Governments must act now to break the grip of Big Tech or risk handing over basic human rights to a handful of corporate giants, Amnesty International has warned in a hard-hitting new briefing.
The organisation says that the world’s most powerful tech firms – Google, Meta, Microsoft, Amazon and Apple – have become “digital landlords” controlling the infrastructure of our online lives, leaving billions of people vulnerable to abuses of privacy, discrimination and censorship.
In its new report, Breaking up with Big Tech, Amnesty accuses the so-called “big five” of building vast empires that now shape everything from how people search for information to how they shop, communicate, and even engage in democracy.
The briefing warns that this dominance is no longer simply a matter of market fairness but an urgent human rights issue.
“These few companies act as digital landlords who determine the shape and form of our online interaction,” said Hannah Storey, Amnesty’s Advocacy and Policy Adviser on Technology and Human Rights.
“Breaking up these tech oligarchies will help create an online environment that is fair and just.

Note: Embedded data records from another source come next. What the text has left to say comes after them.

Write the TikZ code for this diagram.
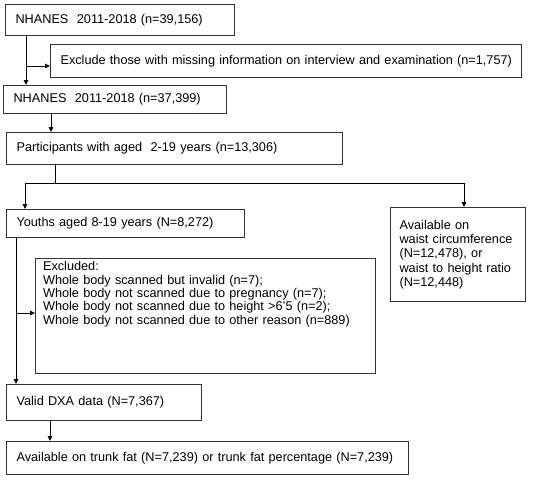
\documentclass[tikz,border=0pt]{standalone}
\usepackage{fontspec}
\setmainfont{Liberation Sans}
\usetikzlibrary{arrows.meta}
\begin{document}
\begin{tikzpicture}[x=1pt,y=-1pt,
  box/.style={draw=black!80, line width=1.1pt, anchor=north west, align=left,
    inner xsep=10pt, inner ysep=0pt, font=\fontsize{12.7pt}{13.6pt}\selectfont},
  conn/.style={line width=1pt, black},
  arr/.style={conn, -{Triangle[length=5pt,width=4.5pt]}}]
\useasboundingbox (0,0) rectangle (536,482);
\node[box, minimum width=229pt, minimum height=31pt, text width=209pt] (b1) at (5,4) {NHANES\ \ 2011-2018 (n=39,156)};
\node[box, minimum width=471pt, minimum height=33pt, text width=461pt, inner xsep=5pt] (b2) at (50,44) {\hspace*{5pt}Exclude those with missing information on interview and examination (n=1,757)};
\node[box, minimum width=223pt, minimum height=28pt, text width=203pt] (b3) at (3,85) {NHANES\ \ 2011-2018 (n=37,399)};
\node[box, minimum width=336pt, minimum height=32pt, text width=316pt] (b4) at (6,132) {Participants with aged\ \ 2-19 years (n=13,306)};
\node[box, minimum width=238pt, minimum height=28pt, text width=218pt] (b5) at (6,209) {Youths aged 8-19 years (N=8,272)};
\node[box, minimum width=135pt, minimum height=94pt, text width=117pt, inner xsep=9pt, font=\fontsize{12.7pt}{14.3pt}\selectfont] (b6) at (390,207) {Available on\\waist circumference\\(N=12,478), or\\waist to height ratio\\(N=12,448)};
\node[box, minimum width=340pt, minimum height=115pt, text width=325pt, inner xsep=7.5pt] (b7) at (35,258) {\parbox[c][111pt][t]{325pt}{\fontsize{12.7pt}{13.4pt}\selectfont\vspace{1pt}Excluded:\\Whole body scanned but invalid (n=7);\\Whole body not scanned due to pregnancy (n=7);\\Whole body not scanned due to height >6'5 (n=2);\\Whole body not scanned due to other reason (n=889)}};
\node[box, minimum width=195pt, minimum height=36pt, text width=175pt] (b8) at (6,384) {Valid DXA data (N=7,367)};
\node[box, minimum width=402pt, minimum height=33pt, text width=382pt] (b9) at (6,441) {Available on trunk fat (N=7,239) or trunk fat percentage (N=7,239)};
% connectors
\coordinate (j1) at (26,66);
\draw[arr] (26,0 |- b1.south) -- (26,0 |- b3.north);
\draw[arr] (j1) -- (b2.west |- j1);
\draw[arr] (51,0 |- b3.south) -- (51,0 |- b4.north);
\coordinate (j2) at (55,183);
\coordinate (jl) at (25,183);
\coordinate (jr) at (464,183);
\draw[conn] (55,0 |- b4.south) -- (j2);
\draw[conn] (jl) -- (jr);
\draw[arr] (jl) -- (jl |- b5.north);
\draw[arr] (jr) -- (jr |- b6.north);
\coordinate (j3) at (16,313);
\draw[arr] (16,0 |- b5.south) -- (16,0 |- b8.north);
\draw[arr] (j3) -- (b7.west |- j3);
\draw[arr] (50,0 |- b8.south) -- (50,0 |- b9.north);
\end{tikzpicture}
\end{document}
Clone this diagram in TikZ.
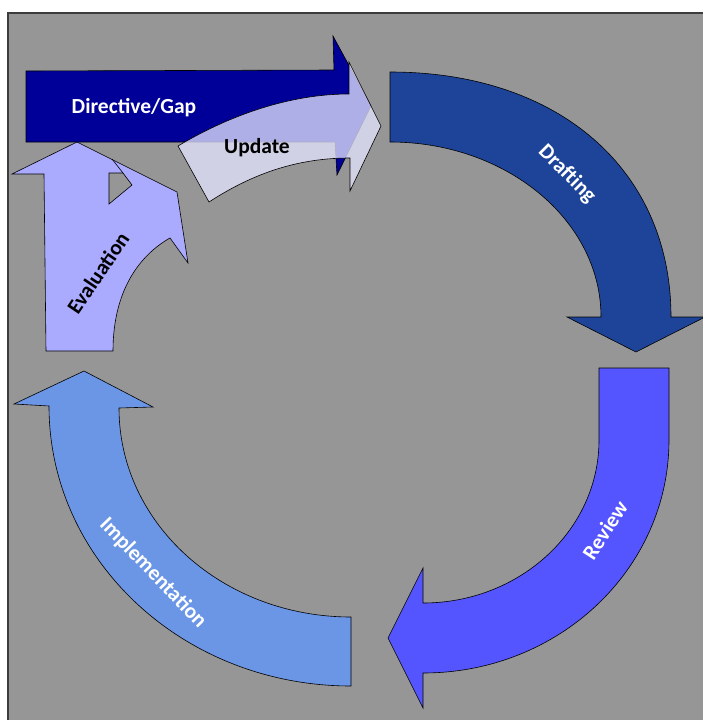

“Failure to address Big Tech dominance can have serious consequences offline, as our investigations into Facebook’s role in the Tigray war in Ethiopia and the ethnic cleansing of the Rohingya in Myanmar have shown.”
The report outlines how Alphabet (Google), Meta (Facebook and Instagram), Microsoft, Amazon and Apple dominate search engines, social media, app stores, cloud computing and more, giving them extraordinary power to decide who has a voice online.
Amnesty says the risks are already clear, citing cases of inconsistent moderation, biased algorithms and content removal that have silenced marginalised communities and shaped political debate.
In many countries, daily life now depends on using these platforms – from accessing education and work to banking and communication – creating a situation where opting out is no longer realistic.
This, Amnesty argues, gives Big Tech a dangerous ability to control the flow of information and influence public opinion on a global scale.
Amnesty is calling on states to use competition law as a “human rights toolbox,” investigating anti-competitive practices and breaking up companies where monopoly power is shown to harm rights.
The organisation also urges governments to block mergers and acquisitions that would deepen corporate control, and to pay close attention to emerging technologies such as artificial intelligence before it is dominated by the same handful of players.
This is the first time Amnesty has published a briefing of this kind, underlining the urgency of the issue.
On August 12, Amnesty wrote to Google, Meta, Amazon, Microsoft and Apple with its findings. Meta and Microsoft responded, but Google, Amazon and Apple had not replied by the time of publication.
Amnesty says regulators must act before it is too late.
“The unchecked dominance of these companies poses one of the greatest threats to human rights in the digital age,” the briefing warns.
“Breaking up Big Tech is not just about competition – it’s about democracy, justice and human dignity.”